* TASK INSTRUCTIONS:
Set all the material down again unchanged, without the pictures.

* SOURCE EXCERPT:
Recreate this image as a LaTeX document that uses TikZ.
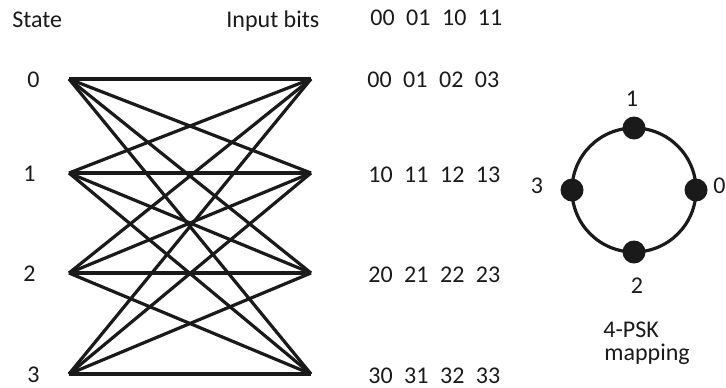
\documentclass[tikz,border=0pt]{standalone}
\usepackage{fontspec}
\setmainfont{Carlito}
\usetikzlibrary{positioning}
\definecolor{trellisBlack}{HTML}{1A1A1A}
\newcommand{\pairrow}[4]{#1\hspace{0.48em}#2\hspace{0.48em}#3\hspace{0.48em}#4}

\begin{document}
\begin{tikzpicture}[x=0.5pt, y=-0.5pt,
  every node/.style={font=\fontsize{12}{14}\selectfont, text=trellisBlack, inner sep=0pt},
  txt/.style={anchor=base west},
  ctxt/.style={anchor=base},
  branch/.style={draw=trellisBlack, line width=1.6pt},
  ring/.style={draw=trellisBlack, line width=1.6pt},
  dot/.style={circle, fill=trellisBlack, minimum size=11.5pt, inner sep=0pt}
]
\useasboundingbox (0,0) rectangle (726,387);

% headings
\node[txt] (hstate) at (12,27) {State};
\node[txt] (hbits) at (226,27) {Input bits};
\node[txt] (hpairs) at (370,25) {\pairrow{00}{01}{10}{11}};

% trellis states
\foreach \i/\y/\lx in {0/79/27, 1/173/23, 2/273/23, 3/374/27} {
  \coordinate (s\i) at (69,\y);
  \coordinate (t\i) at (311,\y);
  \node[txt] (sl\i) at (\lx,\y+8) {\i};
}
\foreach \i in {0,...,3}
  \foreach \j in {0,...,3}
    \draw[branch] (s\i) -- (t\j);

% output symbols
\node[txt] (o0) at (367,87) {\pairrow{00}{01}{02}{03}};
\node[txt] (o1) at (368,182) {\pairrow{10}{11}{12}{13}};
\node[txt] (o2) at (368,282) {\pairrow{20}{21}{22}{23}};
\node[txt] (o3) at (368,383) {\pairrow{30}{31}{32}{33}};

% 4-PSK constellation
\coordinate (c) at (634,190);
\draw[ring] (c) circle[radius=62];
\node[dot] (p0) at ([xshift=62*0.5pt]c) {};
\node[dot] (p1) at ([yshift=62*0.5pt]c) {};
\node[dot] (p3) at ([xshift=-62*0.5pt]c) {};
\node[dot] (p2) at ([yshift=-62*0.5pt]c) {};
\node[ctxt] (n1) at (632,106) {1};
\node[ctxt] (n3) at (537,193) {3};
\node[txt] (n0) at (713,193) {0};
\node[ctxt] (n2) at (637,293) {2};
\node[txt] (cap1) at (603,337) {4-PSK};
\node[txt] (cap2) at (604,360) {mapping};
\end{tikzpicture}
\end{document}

* SOLUTION FOR THIS TASK:
Recreate this image as a LaTeX document that uses TikZ.
\documentclass[tikz,border=0pt]{standalone}
\usepackage{fontspec}
\setmainfont{Carlito}
\usetikzlibrary{positioning}
\definecolor{trellisBlack}{HTML}{1A1A1A}
\newcommand{\pairrow}[4]{#1\hspace{0.48em}#2\hspace{0.48em}#3\hspace{0.48em}#4}

\begin{document}
\begin{tikzpicture}[x=0.5pt, y=-0.5pt,
  every node/.style={font=\fontsize{12}{14}\selectfont, text=trellisBlack, inner sep=0pt},
  txt/.style={anchor=base west},
  ctxt/.style={anchor=base},
  branch/.style={draw=trellisBlack, line width=1.6pt},
  ring/.style={draw=trellisBlack, line width=1.6pt},
  dot/.style={circle, fill=trellisBlack, minimum size=11.5pt, inner sep=0pt}
]
\useasboundingbox (0,0) rectangle (726,387);

% headings
\node[txt] (hstate) at (12,27) {State};
\node[txt] (hbits) at (226,27) {Input bits};
\node[txt] (hpairs) at (370,25) {\pairrow{00}{01}{10}{11}};

% trellis states
\foreach \i/\y/\lx in {0/79/27, 1/173/23, 2/273/23, 3/374/27} {
  \coordinate (s\i) at (69,\y);
  \coordinate (t\i) at (311,\y);
  \node[txt] (sl\i) at (\lx,\y+8) {\i};
}
\foreach \i in {0,...,3}
  \foreach \j in {0,...,3}
    \draw[branch] (s\i) -- (t\j);

% output symbols
\node[txt] (o0) at (367,87) {\pairrow{00}{01}{02}{03}};
\node[txt] (o1) at (368,182) {\pairrow{10}{11}{12}{13}};
\node[txt] (o2) at (368,282) {\pairrow{20}{21}{22}{23}};
\node[txt] (o3) at (368,383) {\pairrow{30}{31}{32}{33}};

% 4-PSK constellation
\coordinate (c) at (634,190);
\draw[ring] (c) circle[radius=62];
\node[dot] (p0) at ([xshift=62*0.5pt]c) {};
\node[dot] (p1) at ([yshift=62*0.5pt]c) {};
\node[dot] (p3) at ([xshift=-62*0.5pt]c) {};
\node[dot] (p2) at ([yshift=-62*0.5pt]c) {};
\node[ctxt] (n1) at (632,106) {1};
\node[ctxt] (n3) at (537,193) {3};
\node[txt] (n0) at (713,193) {0};
\node[ctxt] (n2) at (637,293) {2};
\node[txt] (cap1) at (603,337) {4-PSK};
\node[txt] (cap2) at (604,360) {mapping};
\end{tikzpicture}
\end{document}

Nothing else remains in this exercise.